*What is needed*
Quote the data below in full, please, without altering anything.

*Collected material*
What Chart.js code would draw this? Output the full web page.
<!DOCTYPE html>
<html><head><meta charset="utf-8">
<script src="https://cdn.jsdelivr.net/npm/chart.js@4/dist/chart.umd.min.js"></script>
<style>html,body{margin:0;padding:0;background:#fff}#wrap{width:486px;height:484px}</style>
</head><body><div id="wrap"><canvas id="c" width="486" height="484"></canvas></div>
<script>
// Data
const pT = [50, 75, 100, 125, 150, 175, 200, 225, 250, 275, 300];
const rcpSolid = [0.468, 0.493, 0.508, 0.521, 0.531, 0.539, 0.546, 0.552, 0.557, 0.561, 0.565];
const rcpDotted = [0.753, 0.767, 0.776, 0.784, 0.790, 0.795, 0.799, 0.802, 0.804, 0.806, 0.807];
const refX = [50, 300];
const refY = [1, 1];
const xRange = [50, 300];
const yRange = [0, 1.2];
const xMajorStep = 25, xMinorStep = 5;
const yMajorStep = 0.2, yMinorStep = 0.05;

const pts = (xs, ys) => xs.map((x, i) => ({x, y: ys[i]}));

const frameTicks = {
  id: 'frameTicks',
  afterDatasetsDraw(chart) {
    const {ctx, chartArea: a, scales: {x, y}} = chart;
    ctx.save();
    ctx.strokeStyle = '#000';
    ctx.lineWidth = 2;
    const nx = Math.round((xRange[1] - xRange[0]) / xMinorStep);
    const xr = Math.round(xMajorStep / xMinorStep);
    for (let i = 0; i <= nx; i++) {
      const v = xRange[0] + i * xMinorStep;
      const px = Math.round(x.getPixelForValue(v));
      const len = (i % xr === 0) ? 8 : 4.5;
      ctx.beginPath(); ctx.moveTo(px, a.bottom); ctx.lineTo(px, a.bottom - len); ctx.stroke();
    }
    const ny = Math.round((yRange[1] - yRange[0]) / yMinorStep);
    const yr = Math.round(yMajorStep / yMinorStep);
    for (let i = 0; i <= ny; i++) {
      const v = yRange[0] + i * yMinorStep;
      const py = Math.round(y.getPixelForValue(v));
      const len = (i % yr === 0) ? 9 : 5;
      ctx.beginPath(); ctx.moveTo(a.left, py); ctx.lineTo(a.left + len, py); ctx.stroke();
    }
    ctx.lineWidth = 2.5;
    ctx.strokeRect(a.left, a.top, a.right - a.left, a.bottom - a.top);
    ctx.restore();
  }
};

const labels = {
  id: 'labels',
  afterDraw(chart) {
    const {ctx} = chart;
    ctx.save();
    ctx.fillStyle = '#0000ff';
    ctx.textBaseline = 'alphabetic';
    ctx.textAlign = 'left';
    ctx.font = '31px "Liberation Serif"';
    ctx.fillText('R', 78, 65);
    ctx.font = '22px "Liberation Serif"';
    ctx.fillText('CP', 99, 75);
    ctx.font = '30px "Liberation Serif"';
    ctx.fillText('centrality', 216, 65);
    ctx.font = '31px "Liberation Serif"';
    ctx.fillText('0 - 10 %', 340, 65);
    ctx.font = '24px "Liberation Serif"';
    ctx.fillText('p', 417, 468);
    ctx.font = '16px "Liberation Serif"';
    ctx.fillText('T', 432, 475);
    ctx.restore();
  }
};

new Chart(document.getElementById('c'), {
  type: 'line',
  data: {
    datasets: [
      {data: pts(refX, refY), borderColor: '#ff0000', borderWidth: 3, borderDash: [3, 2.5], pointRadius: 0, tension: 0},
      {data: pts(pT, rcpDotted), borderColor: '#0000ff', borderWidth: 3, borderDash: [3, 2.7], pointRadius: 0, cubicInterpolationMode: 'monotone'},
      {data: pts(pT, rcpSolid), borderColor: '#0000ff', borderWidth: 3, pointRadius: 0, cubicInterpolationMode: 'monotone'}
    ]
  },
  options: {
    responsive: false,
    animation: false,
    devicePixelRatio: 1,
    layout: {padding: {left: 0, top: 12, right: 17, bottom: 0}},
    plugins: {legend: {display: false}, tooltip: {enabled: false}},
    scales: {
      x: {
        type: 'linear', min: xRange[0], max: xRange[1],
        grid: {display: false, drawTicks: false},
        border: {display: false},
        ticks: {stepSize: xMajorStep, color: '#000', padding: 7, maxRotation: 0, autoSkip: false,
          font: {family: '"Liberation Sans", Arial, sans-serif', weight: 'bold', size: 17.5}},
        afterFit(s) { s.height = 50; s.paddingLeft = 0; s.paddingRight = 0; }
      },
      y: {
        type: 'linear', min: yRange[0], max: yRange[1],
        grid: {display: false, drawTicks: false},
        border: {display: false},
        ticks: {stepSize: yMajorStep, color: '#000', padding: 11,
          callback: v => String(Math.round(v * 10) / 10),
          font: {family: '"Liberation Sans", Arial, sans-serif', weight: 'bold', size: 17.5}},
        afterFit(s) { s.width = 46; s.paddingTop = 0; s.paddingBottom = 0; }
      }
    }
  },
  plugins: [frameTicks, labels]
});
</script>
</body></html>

*Output*
What Chart.js code would draw this? Output the full web page.
<!DOCTYPE html>
<html><head><meta charset="utf-8">
<script src="https://cdn.jsdelivr.net/npm/chart.js@4/dist/chart.umd.min.js"></script>
<style>html,body{margin:0;padding:0;background:#fff}#wrap{width:486px;height:484px}</style>
</head><body><div id="wrap"><canvas id="c" width="486" height="484"></canvas></div>
<script>
// Data
const pT = [50, 75, 100, 125, 150, 175, 200, 225, 250, 275, 300];
const rcpSolid = [0.468, 0.493, 0.508, 0.521, 0.531, 0.539, 0.546, 0.552, 0.557, 0.561, 0.565];
const rcpDotted = [0.753, 0.767, 0.776, 0.784, 0.790, 0.795, 0.799, 0.802, 0.804, 0.806, 0.807];
const refX = [50, 300];
const refY = [1, 1];
const xRange = [50, 300];
const yRange = [0, 1.2];
const xMajorStep = 25, xMinorStep = 5;
const yMajorStep = 0.2, yMinorStep = 0.05;

const pts = (xs, ys) => xs.map((x, i) => ({x, y: ys[i]}));

const frameTicks = {
  id: 'frameTicks',
  afterDatasetsDraw(chart) {
    const {ctx, chartArea: a, scales: {x, y}} = chart;
    ctx.save();
    ctx.strokeStyle = '#000';
    ctx.lineWidth = 2;
    const nx = Math.round((xRange[1] - xRange[0]) / xMinorStep);
    const xr = Math.round(xMajorStep / xMinorStep);
    for (let i = 0; i <= nx; i++) {
      const v = xRange[0] + i * xMinorStep;
      const px = Math.round(x.getPixelForValue(v));
      const len = (i % xr === 0) ? 8 : 4.5;
      ctx.beginPath(); ctx.moveTo(px, a.bottom); ctx.lineTo(px, a.bottom - len); ctx.stroke();
    }
    const ny = Math.round((yRange[1] - yRange[0]) / yMinorStep);
    const yr = Math.round(yMajorStep / yMinorStep);
    for (let i = 0; i <= ny; i++) {
      const v = yRange[0] + i * yMinorStep;
      const py = Math.round(y.getPixelForValue(v));
      const len = (i % yr === 0) ? 9 : 5;
      ctx.beginPath(); ctx.moveTo(a.left, py); ctx.lineTo(a.left + len, py); ctx.stroke();
    }
    ctx.lineWidth = 2.5;
    ctx.strokeRect(a.left, a.top, a.right - a.left, a.bottom - a.top);
    ctx.restore();
  }
};

const labels = {
  id: 'labels',
  afterDraw(chart) {
    const {ctx} = chart;
    ctx.save();
    ctx.fillStyle = '#0000ff';
    ctx.textBaseline = 'alphabetic';
    ctx.textAlign = 'left';
    ctx.font = '31px "Liberation Serif"';
    ctx.fillText('R', 78, 65);
    ctx.font = '22px "Liberation Serif"';
    ctx.fillText('CP', 99, 75);
    ctx.font = '30px "Liberation Serif"';
    ctx.fillText('centrality', 216, 65);
    ctx.font = '31px "Liberation Serif"';
    ctx.fillText('0 - 10 %', 340, 65);
    ctx.font = '24px "Liberation Serif"';
    ctx.fillText('p', 417, 468);
    ctx.font = '16px "Liberation Serif"';
    ctx.fillText('T', 432, 475);
    ctx.restore();
  }
};

new Chart(document.getElementById('c'), {
  type: 'line',
  data: {
    datasets: [
      {data: pts(refX, refY), borderColor: '#ff0000', borderWidth: 3, borderDash: [3, 2.5], pointRadius: 0, tension: 0},
      {data: pts(pT, rcpDotted), borderColor: '#0000ff', borderWidth: 3, borderDash: [3, 2.7], pointRadius: 0, cubicInterpolationMode: 'monotone'},
      {data: pts(pT, rcpSolid), borderColor: '#0000ff', borderWidth: 3, pointRadius: 0, cubicInterpolationMode: 'monotone'}
    ]
  },
  options: {
    responsive: false,
    animation: false,
    devicePixelRatio: 1,
    layout: {padding: {left: 0, top: 12, right: 17, bottom: 0}},
    plugins: {legend: {display: false}, tooltip: {enabled: false}},
    scales: {
      x: {
        type: 'linear', min: xRange[0], max: xRange[1],
        grid: {display: false, drawTicks: false},
        border: {display: false},
        ticks: {stepSize: xMajorStep, color: '#000', padding: 7, maxRotation: 0, autoSkip: false,
          font: {family: '"Liberation Sans", Arial, sans-serif', weight: 'bold', size: 17.5}},
        afterFit(s) { s.height = 50; s.paddingLeft = 0; s.paddingRight = 0; }
      },
      y: {
        type: 'linear', min: yRange[0], max: yRange[1],
        grid: {display: false, drawTicks: false},
        border: {display: false},
        ticks: {stepSize: yMajorStep, color: '#000', padding: 11,
          callback: v => String(Math.round(v * 10) / 10),
          font: {family: '"Liberation Sans", Arial, sans-serif', weight: 'bold', size: 17.5}},
        afterFit(s) { s.width = 46; s.paddingTop = 0; s.paddingBottom = 0; }
      }
    }
  },
  plugins: [frameTicks, labels]
});
</script>
</body></html>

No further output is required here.